Written and Directed by Hong Sang-soo | 92 min | ▲▲▲▲△ | Carbon Arc Cinema
There’s a beautiful simplicity to The Novelist’s Film, the first of Hong Sang-soo’s I’ve had the pleasure of seeing. I’m surprised to learn it’s his 27th. If his others are like this, I’ll be excited to see more. He’s apparently already completed another film this year that’s yet to come out here.
From what I’ve read, and witnessed with The Novelist’s Film, he’s fond of an almost kitchen-sink realism. He shoots scenes in single shots, his actors moving through them, with the occasional push in. He likes to build his scripts on the day with his creative collaborators to see where they go.
At the centre of this story is a famous, middle-aged writer, Kim Junhee (Lee Hye-yeong) in the city visiting with people from her past. There’s bad blood with a few of them, but she’s not here to recriminate, rather just reconnect and clear the air. That’s where the tension here lies — Kim Junhee can be combative almost despite herself. In a chance meeting, she crosses paths with a once-famous actor, Kilsoo (Kim Min-hee) and together find a common experience and plan a collaboration that might reinvigorate both their creative lives.

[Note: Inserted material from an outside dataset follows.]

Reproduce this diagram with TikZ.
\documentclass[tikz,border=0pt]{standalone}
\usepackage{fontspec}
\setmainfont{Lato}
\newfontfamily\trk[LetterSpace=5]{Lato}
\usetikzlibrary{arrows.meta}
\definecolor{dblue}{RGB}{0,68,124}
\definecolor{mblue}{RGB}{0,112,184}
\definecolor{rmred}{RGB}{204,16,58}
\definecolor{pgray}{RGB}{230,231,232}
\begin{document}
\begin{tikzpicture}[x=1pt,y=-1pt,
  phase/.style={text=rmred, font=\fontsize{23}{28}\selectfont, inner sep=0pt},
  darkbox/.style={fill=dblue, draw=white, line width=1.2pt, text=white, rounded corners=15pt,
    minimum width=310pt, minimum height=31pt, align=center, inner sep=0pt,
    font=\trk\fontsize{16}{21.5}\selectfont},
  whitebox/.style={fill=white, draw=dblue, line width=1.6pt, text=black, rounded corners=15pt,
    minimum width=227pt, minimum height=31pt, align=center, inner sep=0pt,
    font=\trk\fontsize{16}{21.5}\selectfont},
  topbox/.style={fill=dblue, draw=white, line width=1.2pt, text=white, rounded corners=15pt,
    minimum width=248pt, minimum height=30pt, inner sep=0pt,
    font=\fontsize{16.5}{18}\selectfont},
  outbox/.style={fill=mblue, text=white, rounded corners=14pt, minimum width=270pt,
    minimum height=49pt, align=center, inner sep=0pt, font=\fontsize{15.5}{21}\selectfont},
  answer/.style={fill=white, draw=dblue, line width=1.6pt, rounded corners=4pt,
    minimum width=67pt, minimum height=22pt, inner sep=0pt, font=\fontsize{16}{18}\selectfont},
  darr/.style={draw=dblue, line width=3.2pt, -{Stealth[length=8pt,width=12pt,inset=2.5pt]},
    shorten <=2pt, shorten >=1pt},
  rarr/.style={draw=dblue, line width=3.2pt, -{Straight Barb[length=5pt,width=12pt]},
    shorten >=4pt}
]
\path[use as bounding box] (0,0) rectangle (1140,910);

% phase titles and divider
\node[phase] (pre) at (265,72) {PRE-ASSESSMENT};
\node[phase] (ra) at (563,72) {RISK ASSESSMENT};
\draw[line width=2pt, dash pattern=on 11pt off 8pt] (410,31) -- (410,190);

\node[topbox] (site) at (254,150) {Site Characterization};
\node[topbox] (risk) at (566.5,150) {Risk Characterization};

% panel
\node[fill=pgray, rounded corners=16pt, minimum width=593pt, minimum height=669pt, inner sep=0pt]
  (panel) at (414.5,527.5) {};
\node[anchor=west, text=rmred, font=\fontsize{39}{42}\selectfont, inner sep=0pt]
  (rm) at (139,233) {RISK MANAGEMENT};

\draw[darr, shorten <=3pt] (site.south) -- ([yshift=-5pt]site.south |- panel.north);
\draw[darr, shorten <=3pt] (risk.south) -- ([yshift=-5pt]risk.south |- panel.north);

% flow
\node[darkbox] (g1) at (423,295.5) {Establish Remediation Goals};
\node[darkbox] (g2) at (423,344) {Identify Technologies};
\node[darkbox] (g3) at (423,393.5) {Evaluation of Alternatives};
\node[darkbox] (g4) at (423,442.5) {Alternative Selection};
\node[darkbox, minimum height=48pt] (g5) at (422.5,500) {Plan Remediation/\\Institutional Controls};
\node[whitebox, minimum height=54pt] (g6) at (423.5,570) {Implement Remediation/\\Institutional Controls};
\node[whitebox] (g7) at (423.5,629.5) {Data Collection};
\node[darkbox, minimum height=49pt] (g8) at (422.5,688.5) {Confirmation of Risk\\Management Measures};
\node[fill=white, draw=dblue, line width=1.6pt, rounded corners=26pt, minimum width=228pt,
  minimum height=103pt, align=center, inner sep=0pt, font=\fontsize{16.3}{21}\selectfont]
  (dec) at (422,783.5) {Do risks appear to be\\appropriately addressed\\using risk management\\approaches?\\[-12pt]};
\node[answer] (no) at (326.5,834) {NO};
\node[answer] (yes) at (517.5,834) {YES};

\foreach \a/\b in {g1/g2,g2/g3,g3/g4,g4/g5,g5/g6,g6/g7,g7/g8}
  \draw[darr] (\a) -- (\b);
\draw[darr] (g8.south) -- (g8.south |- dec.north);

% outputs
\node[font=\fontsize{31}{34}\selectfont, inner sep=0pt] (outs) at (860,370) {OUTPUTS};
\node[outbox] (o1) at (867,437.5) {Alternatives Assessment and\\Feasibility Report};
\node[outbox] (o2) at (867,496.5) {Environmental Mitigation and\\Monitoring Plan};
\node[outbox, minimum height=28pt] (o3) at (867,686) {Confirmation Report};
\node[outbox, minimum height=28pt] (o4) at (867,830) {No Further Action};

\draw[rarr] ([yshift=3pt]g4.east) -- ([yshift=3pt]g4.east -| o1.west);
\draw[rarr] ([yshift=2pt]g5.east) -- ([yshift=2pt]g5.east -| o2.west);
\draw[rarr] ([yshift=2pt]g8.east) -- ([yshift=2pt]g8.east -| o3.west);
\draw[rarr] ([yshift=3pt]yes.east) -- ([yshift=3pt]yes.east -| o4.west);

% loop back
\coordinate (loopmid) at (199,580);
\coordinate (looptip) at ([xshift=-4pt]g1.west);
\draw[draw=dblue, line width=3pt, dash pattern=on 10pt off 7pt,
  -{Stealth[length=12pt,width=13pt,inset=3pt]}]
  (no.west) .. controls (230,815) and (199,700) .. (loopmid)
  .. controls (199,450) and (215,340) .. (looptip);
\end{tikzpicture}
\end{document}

It’s in the conversations where the film catches fire, which is good as it’s a very talky picture.
For example, we get a scene where Junhee meets someone who teaches her an expression in sign language — and the audience gets the same lesson. We see a heated discussion where the she scolds a filmmaker with whom she once almost did a project, the disagreement actually about about what we value in other people, and how we unfairly judge them — reflective of how badly she’s feeling about herself.
As we go along and Junhee and Kilsoo talk about the project, it feels as if filmmaker Hong Sang-soo is describing his own process. There’s also a subtext about alcohol, and a possibly dangerous relationship with it. We get a genuine sense of art reflecting life and back again with some dark, despairing themes. It’s ultimately optimistic, though, how an accidental connection could spark renewal.
There’s a clarity with The Novelist’s Film that rings out, as refreshing as a splash of icy water in the face. When you see it expect intensity, subtlety, and a quiet grace.